While this pilot trial was too small to statistically demonstrate the “noninferiority” of MST vs. ECT using remission as the primary outcome, the team said that their findings, while “preliminary” due to the small trial size, showed that “MST is a promising treatment for the depressive phase of bipolar disorder that has not responded to first-line treatment.”

“While MST may yield somewhat lower remission rates, the cognitive safety profile is a major factor that can impact patient and provider decision-making.” The researchers called for additional research studying more patients, as well as continuing research dedicated to improve the efficacy of both ECT and MST.

In the most recent issue of Lancet Psychiatry, many members of the same team, led by Drs. Blumberger, and Daskalakis, reported results of a much larger clinical trial (called CREST-MST) comparing RUL-UB ECT vs. MST, this time in patients with unipolar depression, i.e., major depressive disorder. It is the largest randomized trial of convulsive therapy yet conducted, involving 239 patients across three academic centers in Canada and the U.S.

Results showed that in statistical terms MST, as prior smaller trials indicated, is indeed “non-inferior” to RUL-UB ECT in treating major depression, generating a remission rate of 22.5% (vs. 27.8% for the ECT treatments). Importantly, MST was significantly superior in terms of cognitive safety: only 2.7% of MST patients had clinically meaningful worsening on an autobiographical memory test vs. 17.3% in the ECT group. As Dr. Daskalakis notes, MST also outperformed ECT on measures of global cognition, verbal learning, verbal fluency, executive function, time to reorientation, and subjective cognitive complaints; and it proved non-inferior to ECT in remission of suicidal ideation.

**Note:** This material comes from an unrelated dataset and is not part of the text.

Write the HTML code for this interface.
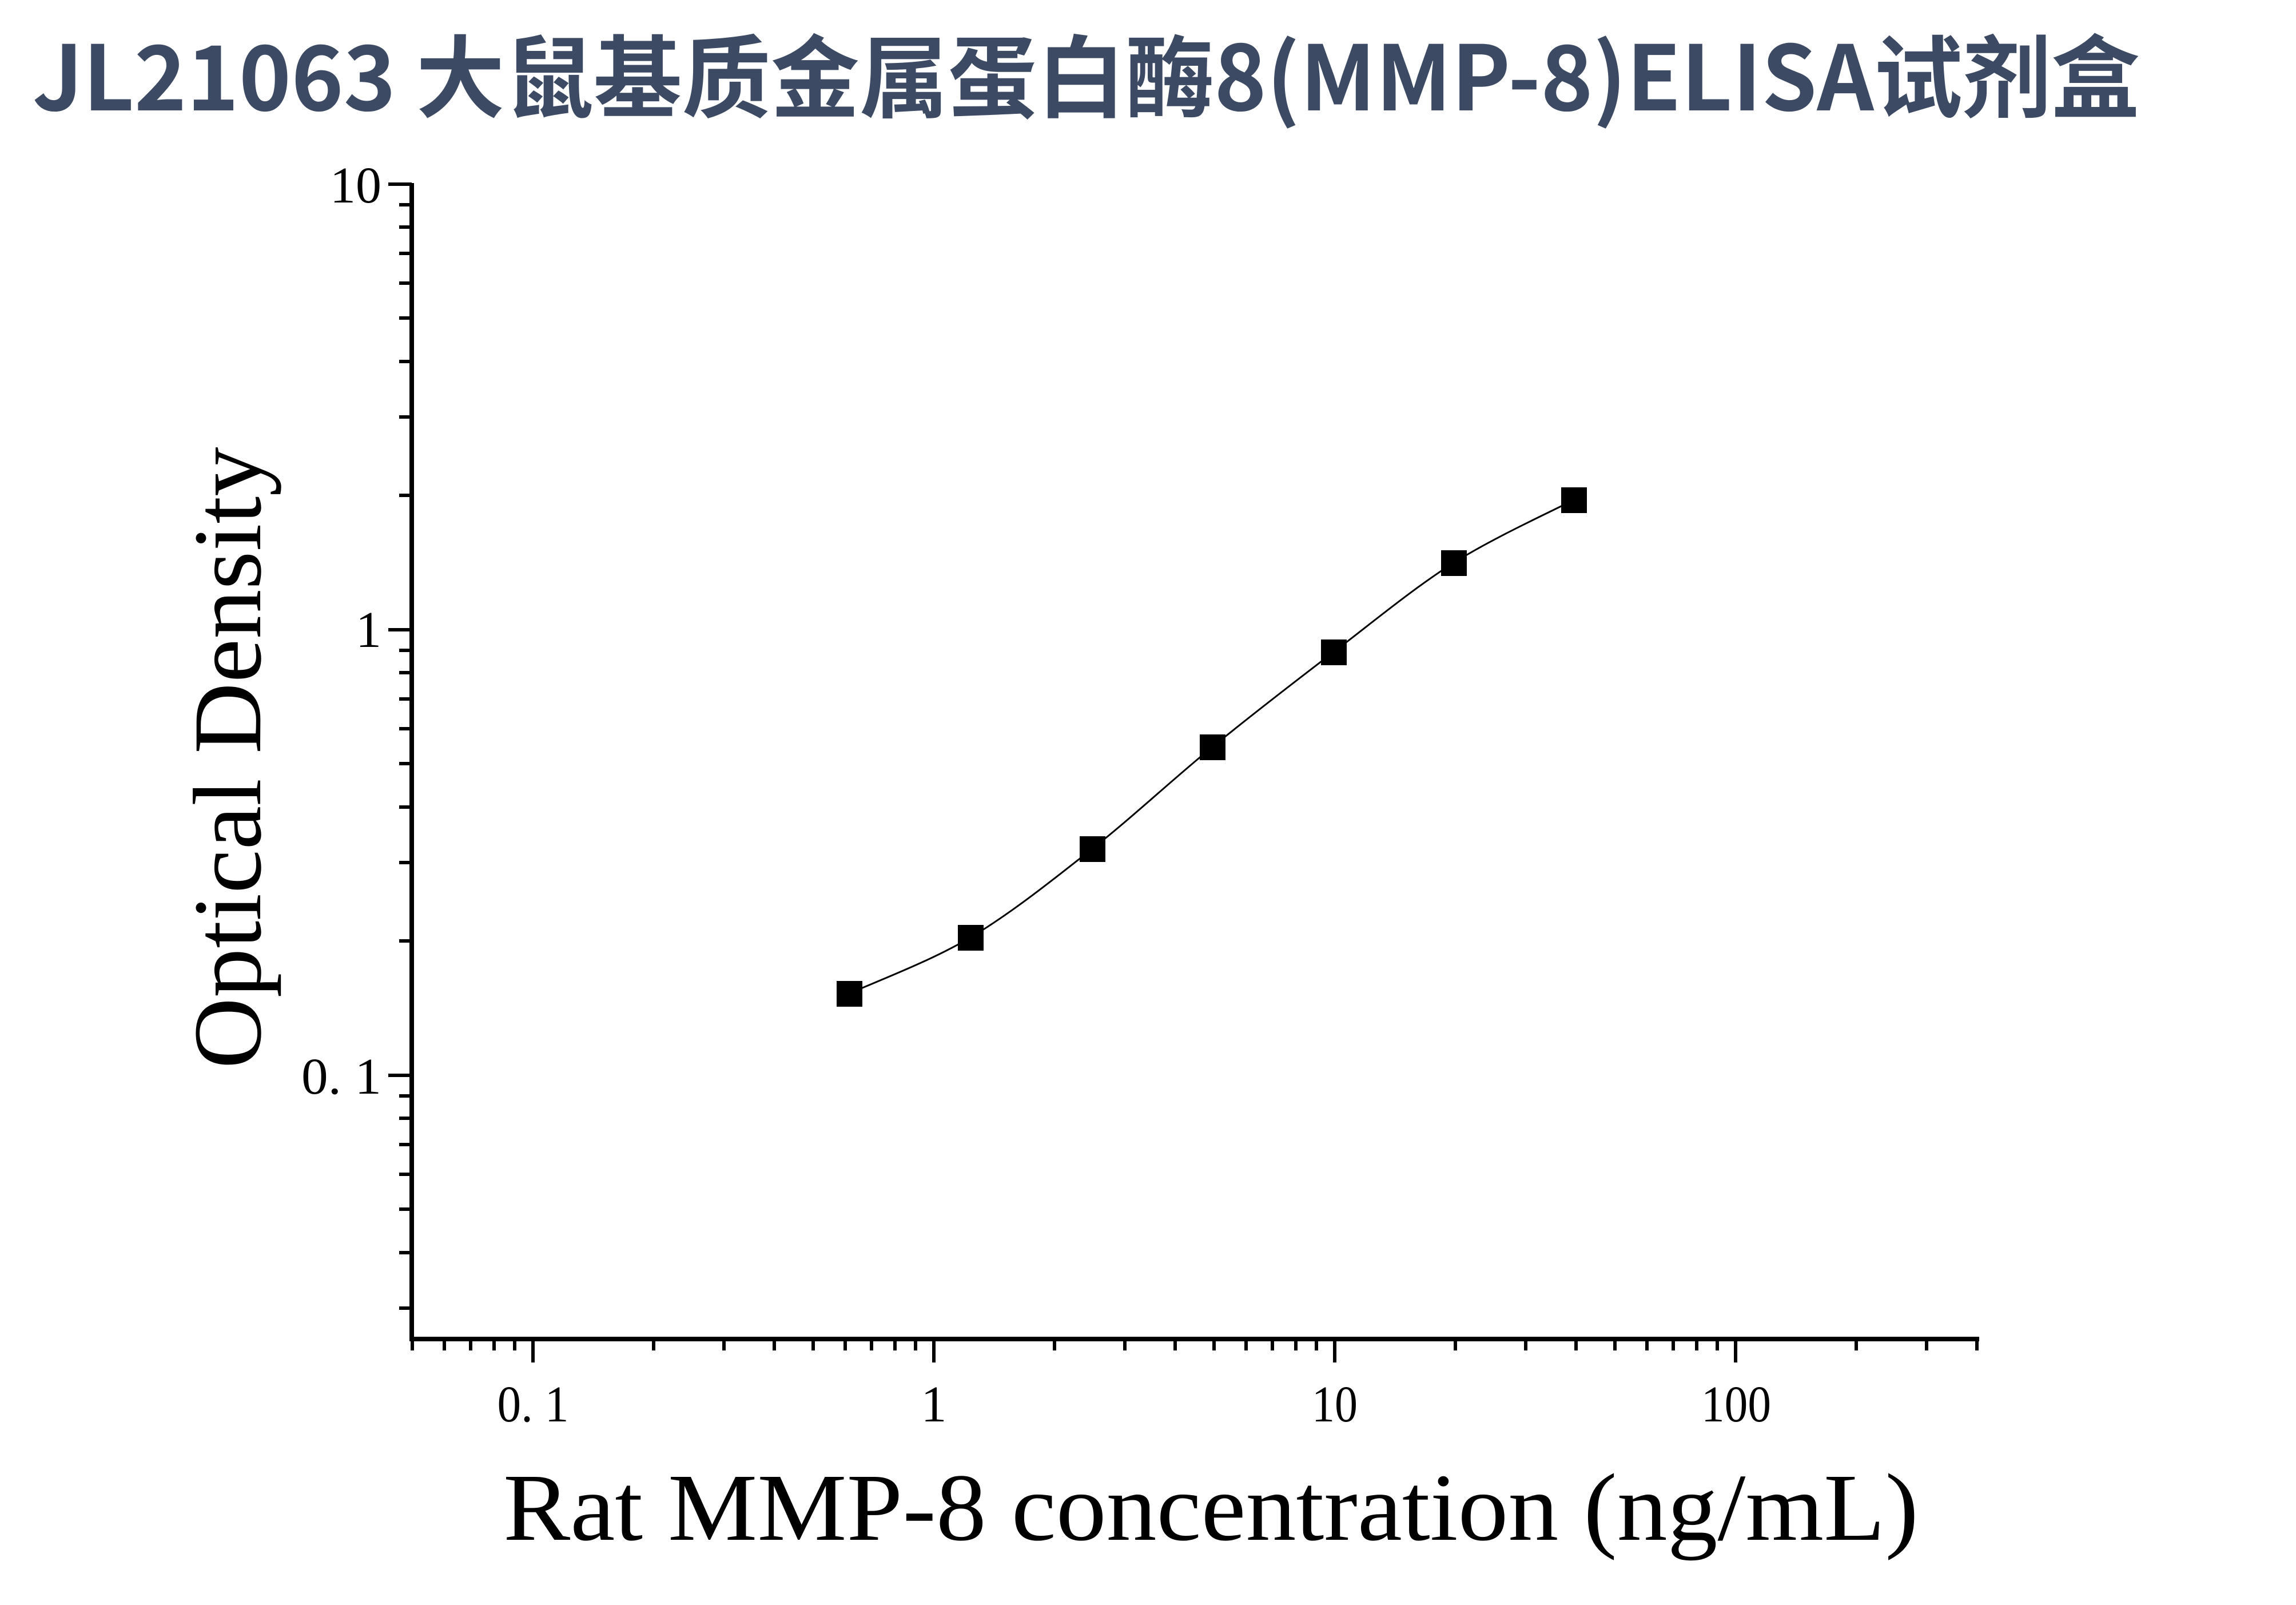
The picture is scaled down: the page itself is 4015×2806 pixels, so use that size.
<!DOCTYPE html>
<html><head><meta charset="utf-8"><style>html,body{margin:0;padding:0;background:#fff;}svg{display:block;}</style></head>
<body>
<svg xmlns="http://www.w3.org/2000/svg" width="4015" height="2806" viewBox="0 0 4015 2806">
<rect width="4015" height="2806" fill="#fff"/>
<text x="57" y="193" font-family="'Noto Sans CJK SC','Liberation Sans',sans-serif" font-weight="bold" font-size="157" fill="#3d4a63" textLength="3685" lengthAdjust="spacingAndGlyphs">JL21063 大鼠基质金属蛋白酶8(MMP-8)ELISA试剂盒</text>
<g stroke="#000" fill="none">
<line x1="720" y1="320" x2="720" y2="2345" stroke-width="8"/>
<line x1="716" y1="2341" x2="3461" y2="2341" stroke-width="8"/>
<g stroke-width="6">
<line x1="679" y1="322" x2="720" y2="322"/>
<line x1="679" y1="1101" x2="720" y2="1101"/>
<line x1="679" y1="1880" x2="720" y2="1880"/>
<line x1="698" y1="2287" x2="720" y2="2287"/>
<line x1="698" y1="2190" x2="720" y2="2190"/>
<line x1="698" y1="2114" x2="720" y2="2114"/>
<line x1="698" y1="2053" x2="720" y2="2053"/>
<line x1="698" y1="2001" x2="720" y2="2001"/>
<line x1="698" y1="1955" x2="720" y2="1955"/>
<line x1="698" y1="1916" x2="720" y2="1916"/>
<line x1="698" y1="1645" x2="720" y2="1645"/>
<line x1="698" y1="1508" x2="720" y2="1508"/>
<line x1="698" y1="1411" x2="720" y2="1411"/>
<line x1="698" y1="1335" x2="720" y2="1335"/>
<line x1="698" y1="1274" x2="720" y2="1274"/>
<line x1="698" y1="1222" x2="720" y2="1222"/>
<line x1="698" y1="1176" x2="720" y2="1176"/>
<line x1="698" y1="1137" x2="720" y2="1137"/>
<line x1="698" y1="866" x2="720" y2="866"/>
<line x1="698" y1="729" x2="720" y2="729"/>
<line x1="698" y1="632" x2="720" y2="632"/>
<line x1="698" y1="556" x2="720" y2="556"/>
<line x1="698" y1="495" x2="720" y2="495"/>
<line x1="698" y1="443" x2="720" y2="443"/>
<line x1="698" y1="397" x2="720" y2="397"/>
<line x1="698" y1="358" x2="720" y2="358"/>
</g>
<g stroke-width="6">
<line x1="932" y1="2341" x2="932" y2="2382"/>
<line x1="1633" y1="2341" x2="1633" y2="2382"/>
<line x1="2334" y1="2341" x2="2334" y2="2382"/>
<line x1="3035" y1="2341" x2="3035" y2="2382"/>
<line x1="721" y1="2341" x2="721" y2="2361"/>
<line x1="777" y1="2341" x2="777" y2="2361"/>
<line x1="823" y1="2341" x2="823" y2="2361"/>
<line x1="864" y1="2341" x2="864" y2="2361"/>
<line x1="900" y1="2341" x2="900" y2="2361"/>
<line x1="1143" y1="2341" x2="1143" y2="2361"/>
<line x1="1266" y1="2341" x2="1266" y2="2361"/>
<line x1="1354" y1="2341" x2="1354" y2="2361"/>
<line x1="1422" y1="2341" x2="1422" y2="2361"/>
<line x1="1478" y1="2341" x2="1478" y2="2361"/>
<line x1="1524" y1="2341" x2="1524" y2="2361"/>
<line x1="1565" y1="2341" x2="1565" y2="2361"/>
<line x1="1601" y1="2341" x2="1601" y2="2361"/>
<line x1="1844" y1="2341" x2="1844" y2="2361"/>
<line x1="1967" y1="2341" x2="1967" y2="2361"/>
<line x1="2055" y1="2341" x2="2055" y2="2361"/>
<line x1="2123" y1="2341" x2="2123" y2="2361"/>
<line x1="2179" y1="2341" x2="2179" y2="2361"/>
<line x1="2225" y1="2341" x2="2225" y2="2361"/>
<line x1="2266" y1="2341" x2="2266" y2="2361"/>
<line x1="2302" y1="2341" x2="2302" y2="2361"/>
<line x1="2545" y1="2341" x2="2545" y2="2361"/>
<line x1="2668" y1="2341" x2="2668" y2="2361"/>
<line x1="2756" y1="2341" x2="2756" y2="2361"/>
<line x1="2824" y1="2341" x2="2824" y2="2361"/>
<line x1="2880" y1="2341" x2="2880" y2="2361"/>
<line x1="2926" y1="2341" x2="2926" y2="2361"/>
<line x1="2967" y1="2341" x2="2967" y2="2361"/>
<line x1="3003" y1="2341" x2="3003" y2="2361"/>
<line x1="3246" y1="2341" x2="3246" y2="2361"/>
<line x1="3369" y1="2341" x2="3369" y2="2361"/>
<line x1="3457" y1="2341" x2="3457" y2="2361"/>
</g>
</g>
<g font-family="'Liberation Serif',serif" font-size="90" fill="#000">
<text x="667" y="354" text-anchor="end">10</text>
<text x="667" y="1131" text-anchor="end">1</text>
<text x="667" y="1912" text-anchor="end" textLength="140" lengthAdjust="spacingAndGlyphs">0. 1</text>
<text x="932" y="2485" text-anchor="middle" textLength="125" lengthAdjust="spacingAndGlyphs">0. 1</text>
<text x="1633" y="2485" text-anchor="middle">1</text>
<text x="2334" y="2485" text-anchor="middle" textLength="80" lengthAdjust="spacingAndGlyphs">10</text>
<text x="3036" y="2485" text-anchor="middle" textLength="122" lengthAdjust="spacingAndGlyphs">100</text>
</g>
<text transform="translate(455,1325) rotate(-90)" text-anchor="middle" font-family="'Liberation Serif',serif" font-size="170" textLength="1087" lengthAdjust="spacingAndGlyphs">Optical Density</text>
<text x="880" y="2692" font-family="'Liberation Serif',serif" font-size="168" textLength="2475" lengthAdjust="spacingAndGlyphs">Rat MMP-8 concentration (ng/mL)</text>
<path fill="none" stroke="#000" stroke-width="3" d="M1485,1737 C1520.3,1720.7 1626.2,1681.2 1697,1639 C1767.8,1596.8 1839.5,1539.5 1910,1484 C1980.5,1428.5 2049.7,1363.3 2120,1306 C2190.3,1248.7 2261.7,1193.7 2332,1140 C2402.3,1086.3 2472,1028.3 2542,984 C2612,939.7 2717,892.3 2752,874"/>
<g fill="#000">
<rect x="1463" y="1715" width="45" height="45"/>
<rect x="1675" y="1617" width="45" height="45"/>
<rect x="1888" y="1462" width="45" height="45"/>
<rect x="2098" y="1284" width="45" height="45"/>
<rect x="2310" y="1118" width="45" height="45"/>
<rect x="2520" y="962" width="45" height="45"/>
<rect x="2730" y="852" width="45" height="45"/>
</g>
</svg>
</body></html>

“Our interpretation in this paper,” he said, “is that the overall risk–benefit profile supports MST as a first-line convulsive therapy in MDD, particularly for the substantial population of patients who refuse ECT due to cognitive concerns.”

Shawn M. McClintock, Ph.D., 2008 BBRF Young Investigator, was involved in both trials. The CREST-MST trial for depression also included Carol A. Tamminga, M.D., a BBRF Scientific Council member, 2011 Leiber Prize winner and 2-time Distinguished Investigator, and Cory R. Weissman, M.D., 2021 BBRF Young Investigator.